Si la France se trouve être, aujourd'hui, mis à part les Etats-Unis qui jouent depuis cinquante ans, dans la région, un rôle central que chacun connaît, le seul pays avec l'Egypte à être considéré comme partie prenante de la recherche de la paix, c'est précisément parce qu'elle a la capacité d'être entendue par tous, de parler à tous, d'être respectée dans ce qu'elle dit, parce qu'elle n'a pas d'autre but que d'apporter la paix.
J'apporterai un correctif au début de votre exposé en indiquant que ce n'est pas parce que le processus de paix était moribond que l'incident a eu lieu. C'est exactement l'inverse !
M. René-Pierre Signé. Il a tout faux !
M. Hubert Védrine, ministre des affaires étrangères. C'est parce qu'il y a eu, depuis la mi-août, une percée sans précédent, avec des concessions sans précédent de la part des Israéliens et des Palestiniens, c'est parce que la paix est à portée de la main, même si elle n'est pas atteinte encore, qu'il y a eu une stratégie destinée, délibérément, à casser le mouvement.
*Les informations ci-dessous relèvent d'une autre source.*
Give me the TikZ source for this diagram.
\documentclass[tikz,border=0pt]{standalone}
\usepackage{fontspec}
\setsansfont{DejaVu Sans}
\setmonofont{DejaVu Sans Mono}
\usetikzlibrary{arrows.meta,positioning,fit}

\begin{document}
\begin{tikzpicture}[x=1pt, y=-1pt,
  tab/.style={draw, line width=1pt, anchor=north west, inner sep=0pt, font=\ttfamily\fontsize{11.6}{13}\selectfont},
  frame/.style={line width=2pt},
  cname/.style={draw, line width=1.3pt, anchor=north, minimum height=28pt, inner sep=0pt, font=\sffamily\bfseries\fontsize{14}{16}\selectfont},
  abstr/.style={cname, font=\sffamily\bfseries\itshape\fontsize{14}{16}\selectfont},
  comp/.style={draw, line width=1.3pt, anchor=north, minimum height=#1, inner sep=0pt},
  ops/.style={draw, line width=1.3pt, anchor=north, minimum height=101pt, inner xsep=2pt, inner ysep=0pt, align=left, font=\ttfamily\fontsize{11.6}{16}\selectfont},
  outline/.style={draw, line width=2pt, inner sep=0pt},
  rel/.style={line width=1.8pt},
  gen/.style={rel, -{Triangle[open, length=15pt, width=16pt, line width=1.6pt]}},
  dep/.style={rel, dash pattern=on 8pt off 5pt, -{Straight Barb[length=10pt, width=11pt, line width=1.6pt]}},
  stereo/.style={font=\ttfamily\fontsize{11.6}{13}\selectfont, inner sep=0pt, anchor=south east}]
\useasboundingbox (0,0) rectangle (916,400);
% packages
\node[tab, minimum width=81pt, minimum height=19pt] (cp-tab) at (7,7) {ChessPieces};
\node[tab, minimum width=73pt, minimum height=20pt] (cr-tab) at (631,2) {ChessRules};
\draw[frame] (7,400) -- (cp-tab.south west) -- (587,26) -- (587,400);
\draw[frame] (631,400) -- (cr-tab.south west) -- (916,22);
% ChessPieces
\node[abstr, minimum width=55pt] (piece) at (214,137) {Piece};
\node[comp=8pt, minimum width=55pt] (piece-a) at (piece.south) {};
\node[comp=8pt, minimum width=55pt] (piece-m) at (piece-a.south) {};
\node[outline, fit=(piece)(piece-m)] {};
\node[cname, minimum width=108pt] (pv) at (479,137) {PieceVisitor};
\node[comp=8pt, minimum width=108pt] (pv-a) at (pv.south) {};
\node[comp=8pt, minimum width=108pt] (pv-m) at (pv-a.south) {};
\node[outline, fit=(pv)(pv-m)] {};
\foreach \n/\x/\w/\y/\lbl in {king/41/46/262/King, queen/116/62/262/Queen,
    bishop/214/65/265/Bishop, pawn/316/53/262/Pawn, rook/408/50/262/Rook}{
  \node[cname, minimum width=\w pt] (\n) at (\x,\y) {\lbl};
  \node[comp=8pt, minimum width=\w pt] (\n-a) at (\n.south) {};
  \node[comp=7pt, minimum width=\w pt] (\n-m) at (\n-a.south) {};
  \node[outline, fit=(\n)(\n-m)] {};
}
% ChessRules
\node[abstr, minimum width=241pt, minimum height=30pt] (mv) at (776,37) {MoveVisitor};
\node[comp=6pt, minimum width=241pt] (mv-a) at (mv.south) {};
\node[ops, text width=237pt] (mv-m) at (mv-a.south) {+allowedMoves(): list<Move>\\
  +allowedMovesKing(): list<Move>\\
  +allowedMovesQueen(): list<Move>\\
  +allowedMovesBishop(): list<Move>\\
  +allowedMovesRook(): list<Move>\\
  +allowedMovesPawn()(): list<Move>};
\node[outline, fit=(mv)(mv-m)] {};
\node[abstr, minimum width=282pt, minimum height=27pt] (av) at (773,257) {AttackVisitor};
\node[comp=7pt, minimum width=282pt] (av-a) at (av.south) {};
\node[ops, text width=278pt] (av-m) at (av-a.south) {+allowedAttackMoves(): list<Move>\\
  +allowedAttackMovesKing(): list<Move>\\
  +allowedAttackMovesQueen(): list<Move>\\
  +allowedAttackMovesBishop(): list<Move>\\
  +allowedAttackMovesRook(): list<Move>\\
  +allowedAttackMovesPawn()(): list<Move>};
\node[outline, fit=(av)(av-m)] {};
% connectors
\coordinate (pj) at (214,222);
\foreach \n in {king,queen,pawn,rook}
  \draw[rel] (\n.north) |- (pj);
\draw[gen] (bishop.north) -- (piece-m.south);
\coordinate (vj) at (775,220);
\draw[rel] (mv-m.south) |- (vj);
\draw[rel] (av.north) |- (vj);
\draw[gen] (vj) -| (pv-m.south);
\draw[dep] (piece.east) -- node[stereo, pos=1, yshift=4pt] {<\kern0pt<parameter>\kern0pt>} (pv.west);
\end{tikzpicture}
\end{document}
M. Henri Weber. Très juste !
M. Hubert Védrine, ministre des affaires étrangères. Le processus de paix n'était pas moribond. Il avançait. Nous y avons énormément travaillé et contribué dans la discrétion et la ténacité, ces dernières semaines. C'est ainsi que nous continuerons, car c'est la seule façon d'aider les peuples de cette région. (Très bien ! et applaudissements sur les travées socialistes et sur celles du groupe communiste républicain et citoyen, ainsi que sur certaines travées de l'Union centriste et des Républicains et Indépendants.)